- Records to process:
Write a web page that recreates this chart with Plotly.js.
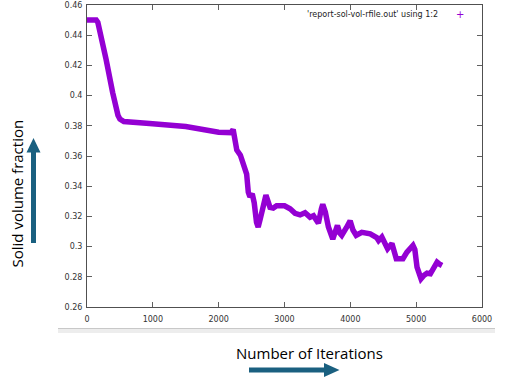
<!DOCTYPE html>
<html>
<head>
<meta charset="utf-8">
<script src="https://cdn.plot.ly/plotly-3.0.1.min.js"></script>
<style>html,body{margin:0;padding:0;background:#fff;}#chart{width:516px;height:388px;}</style>
</head>
<body>
<div id="chart"></div>
<script>
// Data
const iterations = [0,140,165,190,240,290,390,440,470,500,525,560,950,1500,2000,2190,2220,2250,2275,2330,2375,2425,2450,2475,2510,2540,2575,2600,2630,2660,2718,2750,2780,2830,2880,3000,3085,3160,3236,3312,3388,3440,3515,3560,3581,3620,3667,3733,3770,3804,3840,3870,3940,3997,4040,4089,4175,4302,4400,4429,4479,4530,4566,4632,4698,4799,4860,4951,4980,5013,5074,5120,5165,5216,5280,5317,5350,5393];
const solidFraction = [0.450,0.450,0.4485,0.444,0.434,0.424,0.402,0.392,0.387,0.3845,0.3834,0.3828,0.3815,0.3795,0.3757,0.3755,0.3775,0.370,0.364,0.3605,0.353,0.348,0.336,0.333,0.335,0.329,0.316,0.313,0.318,0.324,0.334,0.330,0.326,0.3255,0.327,0.327,0.325,0.322,0.321,0.3225,0.3195,0.3205,0.3155,0.325,0.328,0.323,0.313,0.305,0.309,0.314,0.309,0.3075,0.3125,0.317,0.311,0.3075,0.3095,0.3085,0.306,0.304,0.3063,0.302,0.2986,0.302,0.292,0.292,0.2964,0.3008,0.298,0.2864,0.2787,0.281,0.2824,0.282,0.287,0.2897,0.2885,0.2875];
const xTickValues = [0,1000,2000,3000,4000,5000,6000];
const yTickValues = [0.26,0.28,0.30,0.32,0.34,0.36,0.38,0.40,0.42,0.44,0.46];
const yTickLabels = ['0.26','0.28','0.3','0.32','0.34','0.36','0.38','0.4','0.42','0.44','0.46'];
const legendText = "'report-sol-vol-rfile.out' using 1:2";
const xTitle = 'Number of Iterations';
const yTitle = 'Solid volume fraction';

// Layout geometry
const W = 516, H = 388, L = 87, R = 34, T = 5, B = 81;
const PW = W - L - R, PH = H - T - B;
const px = x => (x - L) / PW;
const py = y => (T + PH - y) / PH;
function pathFrom(points) {
  return 'M' + points.map(p => px(p[0]).toFixed(5) + ',' + py(p[1]).toFixed(5)).join(' L') + ' Z';
}
const arrowColor = '#1a6080';
const vArrow = [[31,243],[31,152.5],[26.5,152.5],[33.5,138],[40.5,152.5],[36,152.5],[36,243]];
const hArrow = [[249,367.5],[324,367.5],[324,363],[339.5,370],[324,377],[324,372.5],[249,372.5]];

const trace = {
  x: iterations, y: solidFraction, type: 'scatter', mode: 'lines',
  line: {color: '#9400D3', width: 5.5}, showlegend: false, hoverinfo: 'skip'
};

const axisCommon = {
  showline: true, linecolor: '#505050', linewidth: 1, mirror: 'ticks',
  ticks: 'inside', ticklen: 5, tickwidth: 1, tickcolor: '#606060',
  showgrid: false, zeroline: false,
  tickfont: {family: 'DejaVu Sans', size: 8, color: '#333'}
};

const layout = {
  width: W, height: H,
  margin: {l: L, r: R, t: T, b: B, pad: 0},
  paper_bgcolor: '#fff', plot_bgcolor: '#fff',
  xaxis: Object.assign({}, axisCommon, {range: [0, 6000], tickvals: xTickValues, ticklabelstandoff: 4}),
  yaxis: Object.assign({}, axisCommon, {range: [0.26, 0.46], tickvals: yTickValues, ticktext: yTickLabels, ticklabelstandoff: 2}),
  shapes: [
    {type: 'rect', xref: 'paper', yref: 'paper', x0: px(58), x1: px(495), y0: py(333), y1: py(328.5), fillcolor: '#ededed', line: {width: 0}, layer: 'below'},
    {type: 'line', xref: 'paper', yref: 'paper', x0: px(58), x1: px(495), y0: py(328.5), y1: py(328.5), line: {color: '#c8c8c8', width: 1}},
    {type: 'path', xref: 'paper', yref: 'paper', path: pathFrom(vArrow), fillcolor: arrowColor, line: {width: 0}},
    {type: 'path', xref: 'paper', yref: 'paper', path: pathFrom(hArrow), fillcolor: arrowColor, line: {width: 0}}
  ],
  annotations: [
    {text: legendText, xref: 'paper', yref: 'paper', x: px(440), y: py(15), xanchor: 'right', yanchor: 'middle', showarrow: false, font: {family: 'DejaVu Sans', size: 8, color: '#222'}},
    {text: '+', xref: 'paper', yref: 'paper', x: px(459.5), y: py(14.5), xanchor: 'center', yanchor: 'middle', showarrow: false, font: {family: 'DejaVu Sans', size: 10, color: '#9400D3'}},
    {text: xTitle, xref: 'paper', yref: 'paper', x: px(309.5), y: py(353), xanchor: 'center', yanchor: 'middle', showarrow: false, font: {family: 'Open Sans', size: 15, color: '#000'}},
    {text: yTitle, xref: 'paper', yref: 'paper', x: px(16.5), y: py(194), xanchor: 'center', yanchor: 'middle', textangle: -90, showarrow: false, font: {family: 'Open Sans', size: 15, color: '#000'}}
  ]
};

Plotly.newPlot('chart', [trace], layout, {staticPlot: true, displayModeBar: false});
</script>
</body>
</html>
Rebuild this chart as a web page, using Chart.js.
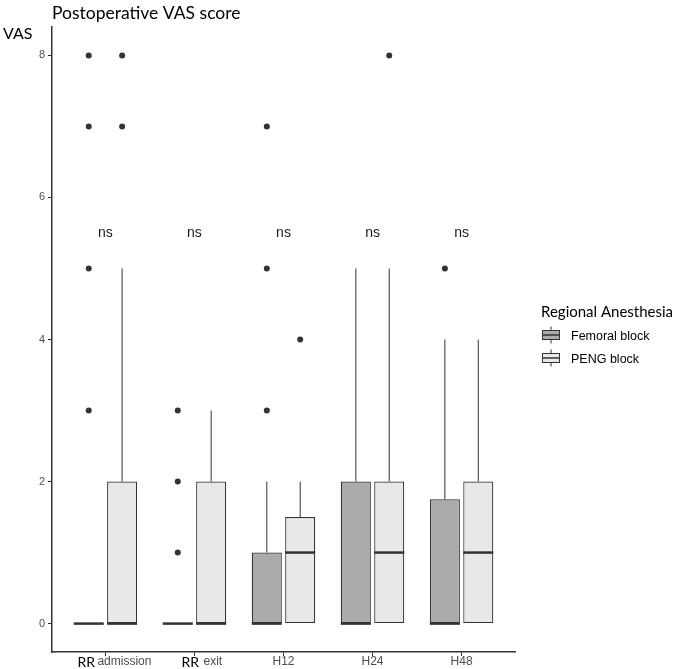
<!DOCTYPE html>
<html>
<head>
<meta charset="utf-8">
<script src="https://cdn.jsdelivr.net/npm/chart.js@4"></script>
<style>
  html, body { margin: 0; padding: 0; background: #fff; }
  #wrap { width: 680px; height: 669px; }
</style>
</head>
<body>
<div id="wrap"><canvas id="chart"></canvas></div>
<script>
const categories = ["RR admission", "RR exit", "H12", "H24", "H48"];
const groups = ["Femoral block", "PENG block"];
// each entry: [lower whisker, q1, median, q3, upper whisker]
const femoralStats = [[0,0,0,0,0], [0,0,0,0,0], [0,0,0,1,2], [0,0,0,2,5], [0,0,0,1.75,4]];
const pengStats    = [[0,0,0,2,5], [0,0,0,2,3], [0,0,1,1.5,2], [0,0,1,2,5], [0,0,1,2,4]];
const femoralOutliers = [[3,5,7,8], [1,2,3], [3,5,7], [], [5]];
const pengOutliers    = [[7,8], [], [4], [8], []];
const yTicks = [0, 2, 4, 6, 8];
const sigLabels = ["ns", "ns", "ns", "ns", "ns"];
const sigY = 5.5;

const colors = ["#ababab", "#e8e8e8"];
const edge = "#333333";
const dodge = 0.1875;

function boxData(stats){
  return stats.map((s, i) => ({ x: i, y: [s[1], s[3]] }));
}
function pointData(outs, shift){
  const pts = [];
  outs.forEach((list, i) => list.forEach(v => pts.push({ x: i + shift, y: v })));
  return pts;
}

const boxPlugin = {
  id: "boxParts",
  afterDatasetsDraw(chart){
    const ctx = chart.ctx;
    const y = chart.scales.y;
    [femoralStats, pengStats].forEach((stats, d) => {
      const meta = chart.getDatasetMeta(d);
      meta.data.forEach((bar, i) => {
        const s = stats[i];
        const x = bar.x, w = bar.width;
        ctx.save();
        ctx.strokeStyle = edge;
        ctx.lineWidth = 1;
        ctx.beginPath();
        if (s[4] > s[3]) { ctx.moveTo(x, y.getPixelForValue(s[3])); ctx.lineTo(x, y.getPixelForValue(s[4])); }
        if (s[0] < s[1]) { ctx.moveTo(x, y.getPixelForValue(s[1])); ctx.lineTo(x, y.getPixelForValue(s[0])); }
        ctx.stroke();
        ctx.lineWidth = 2.5;
        ctx.beginPath();
        const my = y.getPixelForValue(s[2]);
        ctx.moveTo(x - w / 2, my);
        ctx.lineTo(x + w / 2, my);
        ctx.stroke();
        ctx.restore();
      });
    });
  },
  afterDraw(chart){
    const ctx = chart.ctx;
    const xs = chart.scales.x, ys = chart.scales.y;
    ctx.save();
    // title + y title
    ctx.fillStyle = "#000";
    ctx.textBaseline = "middle";
    ctx.textAlign = "left";
    ctx.font = "17.5px Lato";
    ctx.fillText("Postoperative VAS score", 52, 13);
    ctx.font = "16px Lato";
    ctx.fillText("VAS", 3, 34);

    // significance labels
    ctx.textAlign = "center";
    ctx.font = "14px 'Liberation Sans'";
    ctx.fillStyle = "#1a1a1a";
    sigLabels.forEach((t, i) => ctx.fillText(t, xs.getPixelForValue(i), ys.getPixelForValue(sigY)));

    // x tick labels
    const ly = 662;
    categories.forEach((c, i) => {
      const px = xs.getPixelForValue(i);
      if (c.startsWith("RR ")) {
        const rest = c.slice(3);
        const off = rest === "admission" ? [-28, -8] : [-13, 9];
        ctx.textAlign = "left";
        ctx.fillStyle = "#000";
        ctx.font = "14px Lato";
        ctx.fillText("RR", px + off[0], ly);
        ctx.fillStyle = "#4d4d4d";
        ctx.font = "12px 'Liberation Sans'";
        ctx.fillText(rest, px + off[1], ly);
      } else {
        ctx.textAlign = "center";
        ctx.fillStyle = "#4d4d4d";
        ctx.font = "12px 'Liberation Sans'";
        ctx.fillText(c, px, ly);
      }
    });

    // legend
    ctx.textAlign = "left";
    ctx.fillStyle = "#000";
    ctx.font = "15px Lato";
    ctx.fillText("Regional Anesthesia", 541, 312);
    const keyY = [335, 358];
    groups.forEach((g, k) => {
      const cy = keyY[k];
      ctx.strokeStyle = edge;
      ctx.lineWidth = 1;
      ctx.beginPath();
      ctx.moveTo(551, cy - 8.5); ctx.lineTo(551, cy + 8.5);
      ctx.stroke();
      ctx.fillStyle = colors[k];
      ctx.fillRect(542, cy - 5, 18, 10);
      ctx.strokeRect(542.5, cy - 4.5, 17, 9);
      ctx.lineWidth = 1.5;
      ctx.beginPath();
      ctx.moveTo(542, cy); ctx.lineTo(560, cy);
      ctx.stroke();
      ctx.fillStyle = "#000";
      ctx.font = "12.5px 'Liberation Sans'";
      ctx.fillText(g, 571, cy + 2);
    });
    ctx.restore();
  }
};

new Chart(document.getElementById("chart"), {
  type: "bar",
  data: {
    datasets: [
      { label: groups[0], data: boxData(femoralStats), backgroundColor: colors[0], borderColor: edge,
        borderWidth: 1.2, borderSkipped: false, categoryPercentage: 0.75, barPercentage: 0.9 },
      { label: groups[1], data: boxData(pengStats), backgroundColor: colors[1], borderColor: edge,
        borderWidth: 1.2, borderSkipped: false, categoryPercentage: 0.75, barPercentage: 0.9 },
      { type: "scatter", label: "out1", data: pointData(femoralOutliers, -dodge),
        pointRadius: 3, backgroundColor: edge, borderWidth: 0 },
      { type: "scatter", label: "out2", data: pointData(pengOutliers, dodge),
        pointRadius: 3, backgroundColor: edge, borderWidth: 0 }
    ]
  },
  options: {
    responsive: true,
    maintainAspectRatio: false,
    animation: false,
    layout: { padding: { top: 27, right: 165, left: 0, bottom: 0 } },
    plugins: { legend: { display: false }, tooltip: { enabled: false }, title: { display: false } },
    scales: {
      x: {
        type: "linear", min: -0.6, max: 4.6, offset: false,
        afterBuildTicks: s => { s.ticks = categories.map((c, i) => ({ value: i })); },
        afterFit: s => { s.height = 17; },
        ticks: { callback: () => "", padding: 0 },
        grid: { offset: false, drawOnChartArea: false, color: edge, tickLength: 4, lineWidth: 1 },
        border: { color: edge, width: 1.5 }
      },
      y: {
        min: -0.4, max: 8.4,
        afterBuildTicks: s => { s.ticks = yTicks.map(v => ({ value: v })); },
        afterFit: s => { s.width = 52; },
        ticks: { color: "#4d4d4d", font: { family: "'Liberation Sans'", size: 11 }, padding: 3 },
        grid: { drawOnChartArea: false, color: edge, tickLength: 4, lineWidth: 1 },
        border: { color: edge, width: 1.5 }
      }
    }
  },
  plugins: [boxPlugin]
});
</script>
</body>
</html>
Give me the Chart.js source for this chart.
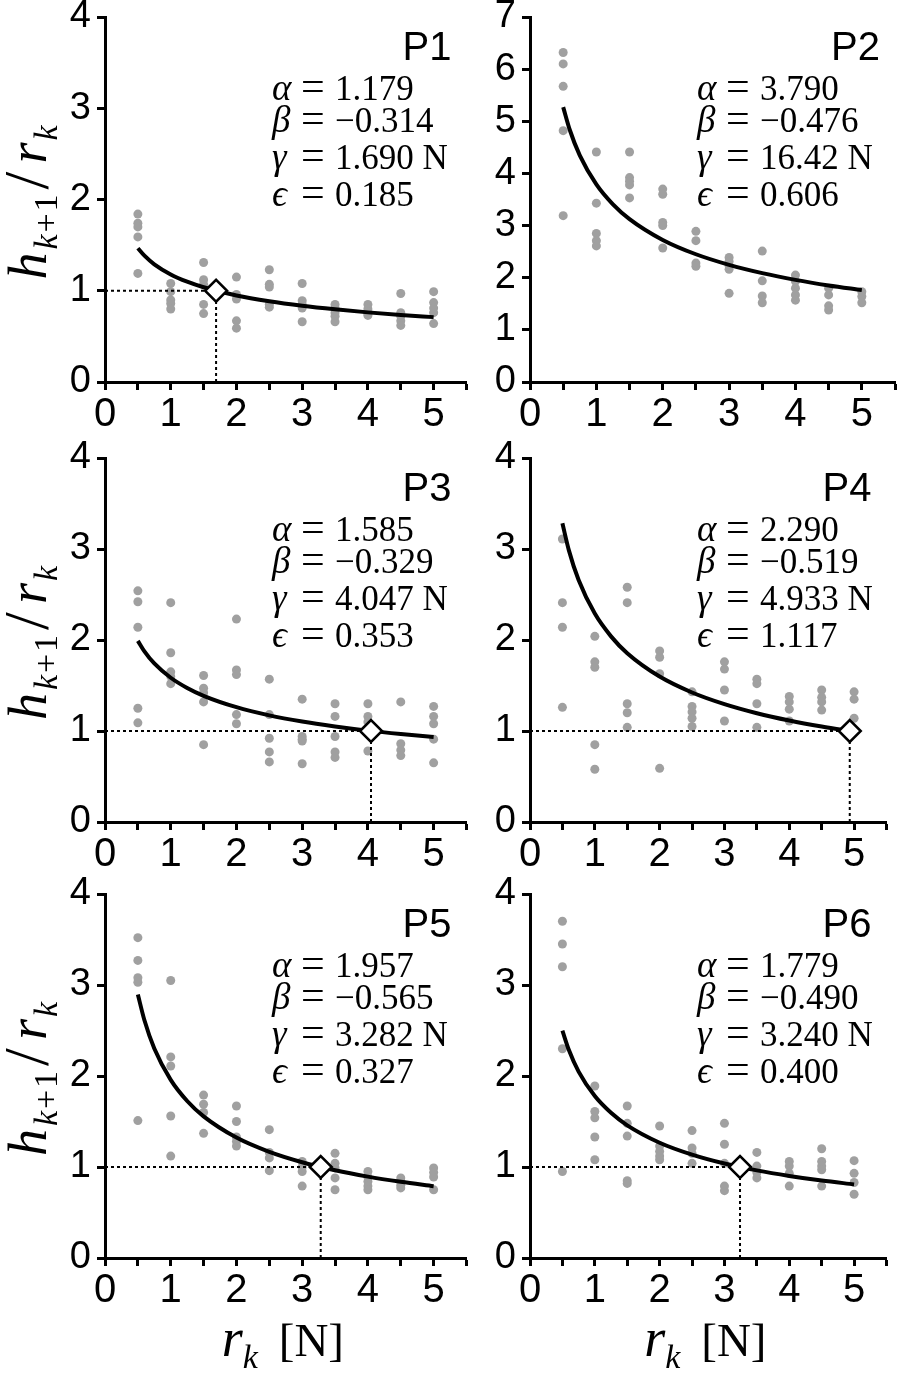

- Goal of the exercise: Out of the records above, set down only the lines from the one that contains "Rebuild this chart" through the one that contains "const dodge = 0.1875;", unchanged and without the pictures.

- Correct result:
Rebuild this chart as a web page, using Chart.js.
<!DOCTYPE html>
<html>
<head>
<meta charset="utf-8">
<script src="https://cdn.jsdelivr.net/npm/chart.js@4"></script>
<style>
  html, body { margin: 0; padding: 0; background: #fff; }
  #wrap { width: 680px; height: 669px; }
</style>
</head>
<body>
<div id="wrap"><canvas id="chart"></canvas></div>
<script>
const categories = ["RR admission", "RR exit", "H12", "H24", "H48"];
const groups = ["Femoral block", "PENG block"];
// each entry: [lower whisker, q1, median, q3, upper whisker]
const femoralStats = [[0,0,0,0,0], [0,0,0,0,0], [0,0,0,1,2], [0,0,0,2,5], [0,0,0,1.75,4]];
const pengStats    = [[0,0,0,2,5], [0,0,0,2,3], [0,0,1,1.5,2], [0,0,1,2,5], [0,0,1,2,4]];
const femoralOutliers = [[3,5,7,8], [1,2,3], [3,5,7], [], [5]];
const pengOutliers    = [[7,8], [], [4], [8], []];
const yTicks = [0, 2, 4, 6, 8];
const sigLabels = ["ns", "ns", "ns", "ns", "ns"];
const sigY = 5.5;

const colors = ["#ababab", "#e8e8e8"];
const edge = "#333333";
const dodge = 0.1875;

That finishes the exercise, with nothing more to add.